## start THE DATA
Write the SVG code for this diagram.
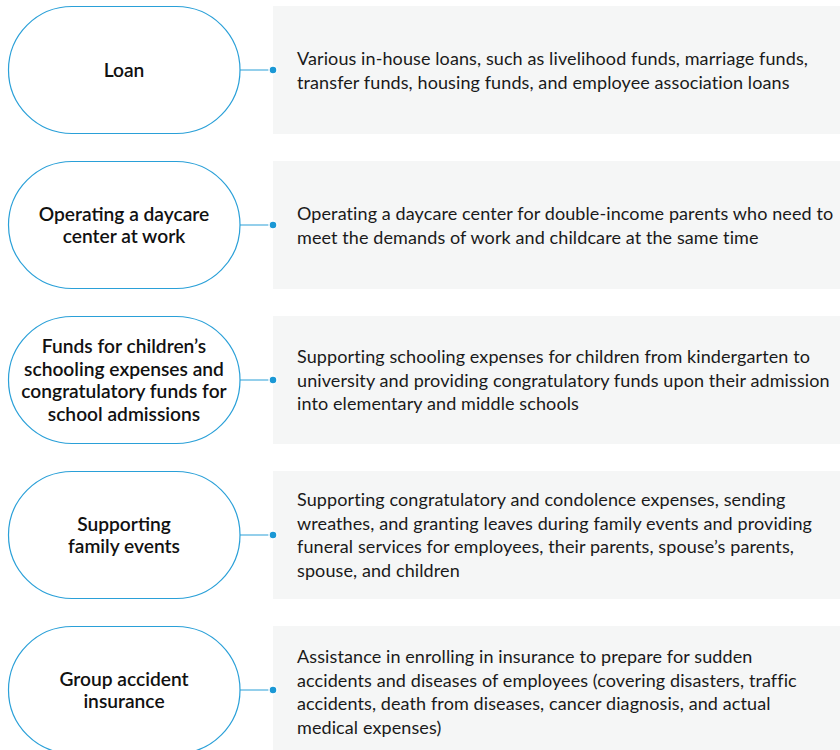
<svg xmlns="http://www.w3.org/2000/svg" width="840" height="750" viewBox="0 0 840 750">
<style>
.pill{fill:#fff;stroke:#2aa0d8;stroke-width:1.2}
.box{fill:#f5f6f6}
.lbl{font-family:Lato,"Noto Sans",sans-serif;font-size:19.2px;font-weight:600;fill:#111;text-anchor:middle}
.desc{font-family:Lato,"Noto Sans",sans-serif;font-size:18px;fill:#1a1a1a;letter-spacing:0.1px}
.conn{stroke:#2aa0d8;stroke-width:1.2;fill:none}
.dot{fill:#1a98d5;stroke:#fff;stroke-width:1.5}
</style>
<g id="boxes">
<rect class="box" x="273" y="6" width="567" height="128"/>
<rect class="box" x="273" y="161" width="567" height="128"/>
<rect class="box" x="273" y="316" width="567" height="128"/>
<rect class="box" x="273" y="471" width="567" height="128"/>
<rect class="box" x="273" y="626" width="567" height="124"/>
</g>
<g id="connectors">
<line class="conn" x1="240" y1="70" x2="273" y2="70"/>
<line class="conn" x1="240" y1="225" x2="273" y2="225"/>
<line class="conn" x1="240" y1="380" x2="273" y2="380"/>
<line class="conn" x1="240" y1="535" x2="273" y2="535"/>
<line class="conn" x1="240" y1="690" x2="273" y2="690"/>
<circle class="dot" cx="273" cy="70" r="4"/>
<circle class="dot" cx="273" cy="225" r="4"/>
<circle class="dot" cx="273" cy="380" r="4"/>
<circle class="dot" cx="273" cy="535" r="4"/>
<circle class="dot" cx="273" cy="690" r="4"/>
</g>
<g id="n1">
<rect class="pill" x="8.5" y="6.5" width="231.5" height="127" rx="63.5"/>
<text class="lbl" x="124" y="77">Loan</text>
<text class="desc" x="297"><tspan x="297" y="65">Various in-house loans, such as livelihood funds, marriage funds,</tspan><tspan x="297" y="88.5">transfer funds, housing funds, and employee association loans</tspan></text>
</g>
<g id="n2">
<rect class="pill" x="8.5" y="161.5" width="231.5" height="127" rx="63.5"/>
<text class="lbl"><tspan x="124" y="221">Operating a daycare</tspan><tspan x="124" y="243">center at work</tspan></text>
<text class="desc"><tspan x="297" y="220">Operating a daycare center for double-income parents who need to</tspan><tspan x="297" y="243.5">meet the demands of work and childcare at the same time</tspan></text>
</g>
<g id="n3">
<rect class="pill" x="8.5" y="316.5" width="231.5" height="127" rx="63.5"/>
<text class="lbl"><tspan x="124" y="353">Funds for children’s</tspan><tspan x="124" y="375.5">schooling expenses and</tspan><tspan x="124" y="398">congratulatory funds for</tspan><tspan x="124" y="420.5">school admissions</tspan></text>
<text class="desc"><tspan x="297" y="363">Supporting schooling expenses for children from kindergarten to</tspan><tspan x="297" y="386.5">university and providing congratulatory funds upon their admission</tspan><tspan x="297" y="410">into elementary and middle schools</tspan></text>
</g>
<g id="n4">
<rect class="pill" x="8.5" y="471.5" width="231.5" height="127" rx="63.5"/>
<text class="lbl"><tspan x="124" y="531">Supporting</tspan><tspan x="124" y="553">family events</tspan></text>
<text class="desc"><tspan x="297" y="506">Supporting congratulatory and condolence expenses, sending</tspan><tspan x="297" y="529.5">wreathes, and granting leaves during family events and providing</tspan><tspan x="297" y="553">funeral services for employees, their parents, spouse’s parents,</tspan><tspan x="297" y="576.5">spouse, and children</tspan></text>
</g>
<g id="n5">
<rect class="pill" x="8.5" y="626.5" width="231.5" height="127" rx="63.5"/>
<text class="lbl"><tspan x="124" y="686">Group accident</tspan><tspan x="124" y="708">insurance</tspan></text>
<text class="desc"><tspan x="297" y="663">Assistance in enrolling in insurance to prepare for sudden</tspan><tspan x="297" y="686.5">accidents and diseases of employees (covering disasters, traffic</tspan><tspan x="297" y="710">accidents, death from diseases, cancer diagnosis, and actual</tspan><tspan x="297" y="733.5">medical expenses)</tspan></text>
</g>
</svg>
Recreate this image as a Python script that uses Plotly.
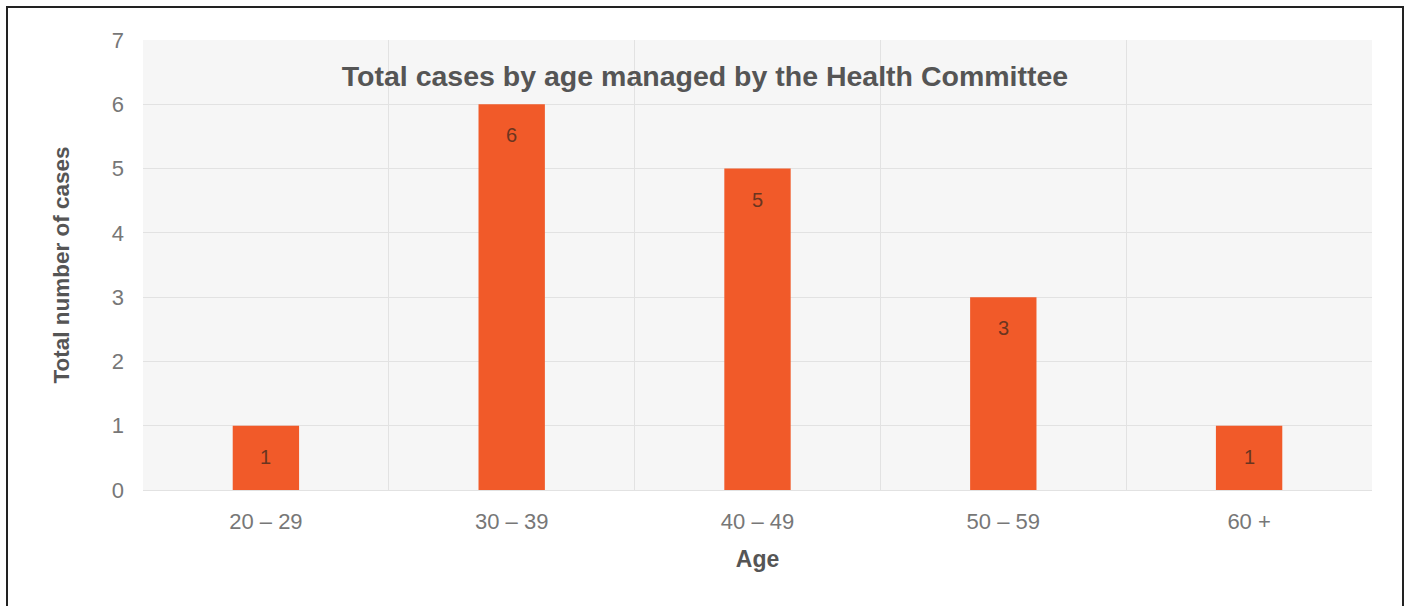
import plotly.graph_objects as go

# Age bands and the number of cases in each
age_groups = ["20 – 29", "30 – 39", "40 – 49", "50 – 59", "60 +"]
case_counts = [1, 6, 5, 3, 1]
y_ticks = [0, 1, 2, 3, 4, 5, 6, 7]

FONT = "Liberation Sans, Arial, Helvetica, sans-serif"

fig = go.Figure(
    go.Bar(
        x=age_groups,
        y=case_counts,
        marker=dict(color="#F15A29", line=dict(width=0)),
        width=0.27,
        hoverinfo="x+y",
    )
)

# Value labels sitting just under the top of each bar
for grp, val in zip(age_groups, case_counts):
    fig.add_annotation(
        x=grp,
        y=val,
        text=str(val),
        showarrow=False,
        yanchor="middle",
        yshift=-31,
        font=dict(family=FONT, size=20, color="#6a3520"),
    )

fig.update_layout(
    width=1410,
    height=606,
    margin=dict(l=143, r=38, t=40, b=116),
    paper_bgcolor="white",
    plot_bgcolor="#f6f6f6",
    showlegend=False,
    font=dict(family=FONT, color="#777777"),
    title=dict(
        text="<b>Total cases by age managed by the Health Committee</b>",
        x=0.5,
        xref="container",
        xanchor="center",
        y=1 - 76 / 606,
        yref="container",
        yanchor="middle",
        font=dict(family=FONT, size=28.5, color="#555555"),
    ),
)

fig.update_xaxes(
    type="category",
    tickson="boundaries",
    showgrid=True,
    gridcolor="#e2e2e2",
    gridwidth=1,
    ticks="",
    showline=False,
    zeroline=False,
    tickfont=dict(family=FONT, size=22, color="#777777"),
    title=dict(text="<b>Age</b>", font=dict(family=FONT, size=23, color="#555555"), standoff=17),
    ticklabelstandoff=16,
)

fig.update_yaxes(
    range=[0, 7],
    tickvals=y_ticks,
    showgrid=True,
    gridcolor="#e2e2e2",
    gridwidth=1,
    zeroline=True,
    zerolinecolor="#e2e2e2",
    zerolinewidth=1,
    ticks="",
    showline=False,
    tickfont=dict(family=FONT, size=22, color="#777777"),
    title=dict(
        text="<b>Total number of cases</b>",
        font=dict(family=FONT, size=22.5, color="#555555"),
        standoff=35,
    ),
    ticklabelstandoff=18,
)

# Frame drawn around the whole figure
plot_w = 1410 - 143 - 38
plot_h = 606 - 40 - 116
fig.add_shape(
    type="rect",
    xref="paper",
    yref="paper",
    x0=(7 - 143) / plot_w,
    x1=(1403 - 143) / plot_w,
    y0=(490 - 630) / plot_h,
    y1=(490 - 7) / plot_h,
    line=dict(color="#222222", width=2),
    fillcolor="rgba(0,0,0,0)",
    layer="above",
)

fig.write_html("out.html")
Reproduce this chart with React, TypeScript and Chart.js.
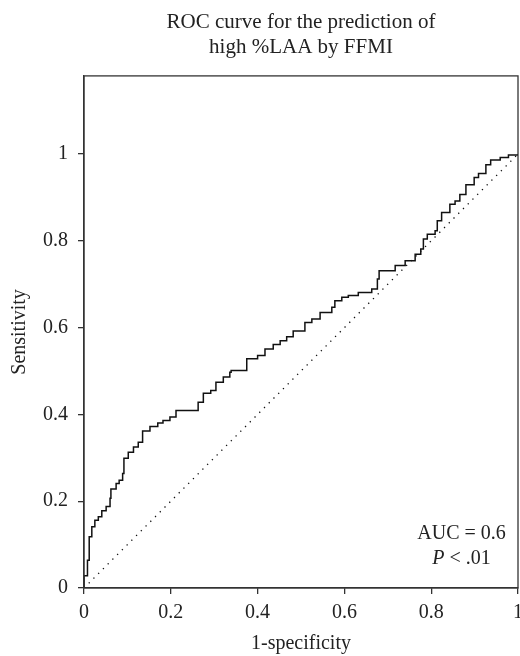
import { useEffect, useRef } from "react";
import { Chart, registerables } from "chart.js";

Chart.register(...registerables);

const titleLines = ["ROC curve for the prediction of", "high %LAA by FFMI"];
const xAxisTitle = "1-specificity";
const yAxisTitle = "Sensitivity";

const xTickValues = [0, 0.2, 0.4, 0.6, 0.8, 1];
const xTickLabels = ["0", "0.2", "0.4", "0.6", "0.8", "1"];
const yTickValues = [0, 0.2, 0.4, 0.6, 0.8, 1];
const yTickLabels = ["0", "0.2", "0.4", "0.6", "0.8", "1"];

// ROC curve (1-specificity, sensitivity), step points
const falsePositiveRate = [
  0, 0, 0.008, 0.012, 0.018, 0.025, 0.033, 0.041, 0.051, 0.06, 0.062, 0.074,
  0.081, 0.089, 0.092, 0.102, 0.114, 0.125, 0.135, 0.152, 0.17, 0.182, 0.198,
  0.212, 0.263, 0.275, 0.292, 0.304, 0.321, 0.336, 0.339, 0.375, 0.4, 0.417,
  0.436, 0.452, 0.467, 0.482, 0.509, 0.525, 0.544, 0.571, 0.578, 0.594, 0.609,
  0.632, 0.663, 0.676, 0.68, 0.717, 0.74, 0.763, 0.776, 0.782, 0.791, 0.809,
  0.814, 0.824, 0.843, 0.855, 0.866, 0.88, 0.899, 0.909, 0.926, 0.937, 0.959,
  0.978, 1,
];
const truePositiveRate = [
  0, 0.028, 0.064, 0.118, 0.141, 0.156, 0.164, 0.178, 0.188, 0.207, 0.228,
  0.241, 0.248, 0.264, 0.299, 0.313, 0.325, 0.336, 0.362, 0.372, 0.38, 0.386,
  0.394, 0.409, 0.428, 0.449, 0.455, 0.474, 0.486, 0.497, 0.501, 0.528, 0.536,
  0.551, 0.561, 0.57, 0.579, 0.592, 0.612, 0.62, 0.635, 0.647, 0.662, 0.67,
  0.674, 0.681, 0.689, 0.712, 0.731, 0.743, 0.754, 0.769, 0.781, 0.804, 0.815,
  0.823, 0.846, 0.865, 0.884, 0.892, 0.907, 0.929, 0.946, 0.955, 0.975, 0.986,
  0.992, 0.998, 1,
];

// chance diagonal
const referenceX = [0, 1];
const referenceY = [0, 1];

const aucLabel = "AUC = 0.6";
const pLetter = "P";
const pRest = " < .01";

const FONT = '"Liberation Serif", "DejaVu Serif", serif';
const INK = "#222";
const AXIS = "#333";

const framePlugin = {
  id: "frameAndNote",
  afterDatasetsDraw(chart: any) {
    const { ctx, chartArea } = chart;
    const { left, top, right, bottom } = chartArea;
    ctx.save();
    ctx.strokeStyle = AXIS;
    ctx.lineWidth = 1.3;
    ctx.strokeRect(left, top, right - left, bottom - top);

    const xs = chart.scales.x;
    const ys = chart.scales.y;
    const cx = xs.getPixelForValue(0.87);
    const y1 = ys.getPixelForValue(0.125);
    const y2 = ys.getPixelForValue(0.067);
    ctx.fillStyle = INK;
    ctx.textBaseline = "middle";
    ctx.textAlign = "center";
    ctx.font = `20px ${FONT}`;
    ctx.fillText(aucLabel, cx, y1);

    ctx.font = `italic 20px ${FONT}`;
    const wP = ctx.measureText(pLetter).width;
    ctx.font = `20px ${FONT}`;
    const wR = ctx.measureText(pRest).width;
    const start = cx - (wP + wR) / 2;
    ctx.textAlign = "left";
    ctx.font = `italic 20px ${FONT}`;
    ctx.fillText(pLetter, start, y2);
    ctx.font = `20px ${FONT}`;
    ctx.fillText(pRest, start + wP, y2);
    ctx.restore();
  },
};

export default function App() {
  const canvasRef = useRef<HTMLCanvasElement | null>(null);

  useEffect(() => {
    document.body.style.margin = "0";
    const canvas = canvasRef.current;
    if (!canvas) return;

    const rocData = falsePositiveRate.map((x, i) => ({ x, y: truePositiveRate[i] }));
    const refData = referenceX.map((x, i) => ({ x, y: referenceY[i] }));

    const chart = new Chart(canvas, {
      type: "scatter",
      data: {
        datasets: [
          {
            data: refData,
            showLine: true,
            borderColor: "#111",
            borderWidth: 1.3,
            borderDash: [1.3, 5.4],
            pointRadius: 0,
            fill: false,
          },
          {
            data: rocData,
            showLine: true,
            stepped: "before",
            borderColor: "#111",
            borderWidth: 1.5,
            pointRadius: 0,
            fill: false,
          },
        ],
      } as any,
      options: {
        responsive: false,
        animation: false,
        events: [],
        layout: { padding: { top: 0, right: 2, left: 0, bottom: 0 } },
        plugins: {
          legend: { display: false },
          tooltip: { enabled: false },
          title: {
            display: true,
            text: titleLines,
            fullSize: false,
            color: INK,
            font: { family: FONT, size: 21, weight: "normal", lineHeight: 1.2 },
            padding: { top: 9.5, bottom: 16 },
          },
        },
        scales: {
          x: {
            type: "linear",
            min: 0,
            max: 1,
            afterBuildTicks: (s: any) => {
              s.ticks = xTickValues.map((v) => ({ value: v }));
            },
            afterFit: (s: any) => {
              s.height = 68;
              s.paddingLeft = 0;
              s.paddingRight = 0;
            },
            ticks: {
              color: INK,
              font: { family: FONT, size: 20 },
              padding: 7,
              maxRotation: 0,
              autoSkip: false,
              callback: (v: any) => xTickLabels[xTickValues.indexOf(Number(v))] ?? "",
            },
            grid: {
              display: true,
              drawOnChartArea: false,
              drawTicks: true,
              tickLength: 6,
              color: AXIS,
              lineWidth: 1.3,
            },
            border: { display: true, color: AXIS, width: 1.3 },
            title: {
              display: true,
              text: xAxisTitle,
              color: INK,
              font: { family: FONT, size: 20 },
              padding: { top: 0, bottom: 0 },
            },
          },
          y: {
            type: "linear",
            min: 0,
            max: 1.18,
            afterBuildTicks: (s: any) => {
              s.ticks = yTickValues.map((v) => ({ value: v }));
            },
            afterFit: (s: any) => {
              s.width = 84;
              s.paddingTop = 0;
              s.paddingBottom = 0;
            },
            ticks: {
              color: INK,
              font: { family: FONT, size: 20 },
              padding: 10,
              autoSkip: false,
              callback: (v: any) => yTickLabels[yTickValues.indexOf(Number(v))] ?? "",
            },
            grid: {
              display: true,
              drawOnChartArea: false,
              drawTicks: true,
              tickLength: 6,
              color: AXIS,
              lineWidth: 1.3,
            },
            border: { display: true, color: AXIS, width: 1.3 },
            title: {
              display: true,
              text: yAxisTitle,
              color: INK,
              font: { family: FONT, size: 20 },
              padding: { top: 8, bottom: 0 },
            },
          },
        },
      } as any,
      plugins: [framePlugin],
    });

    return () => chart.destroy();
  }, []);

  return <canvas ref={canvasRef} width={520} height={656} style={{ display: "block" }} />;
}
## end THE DATA
__WHAT NEEDS TO BE DONE__
In the records above, how many lines include the string "this"? Answer with only the number.

__THE REPLY__
3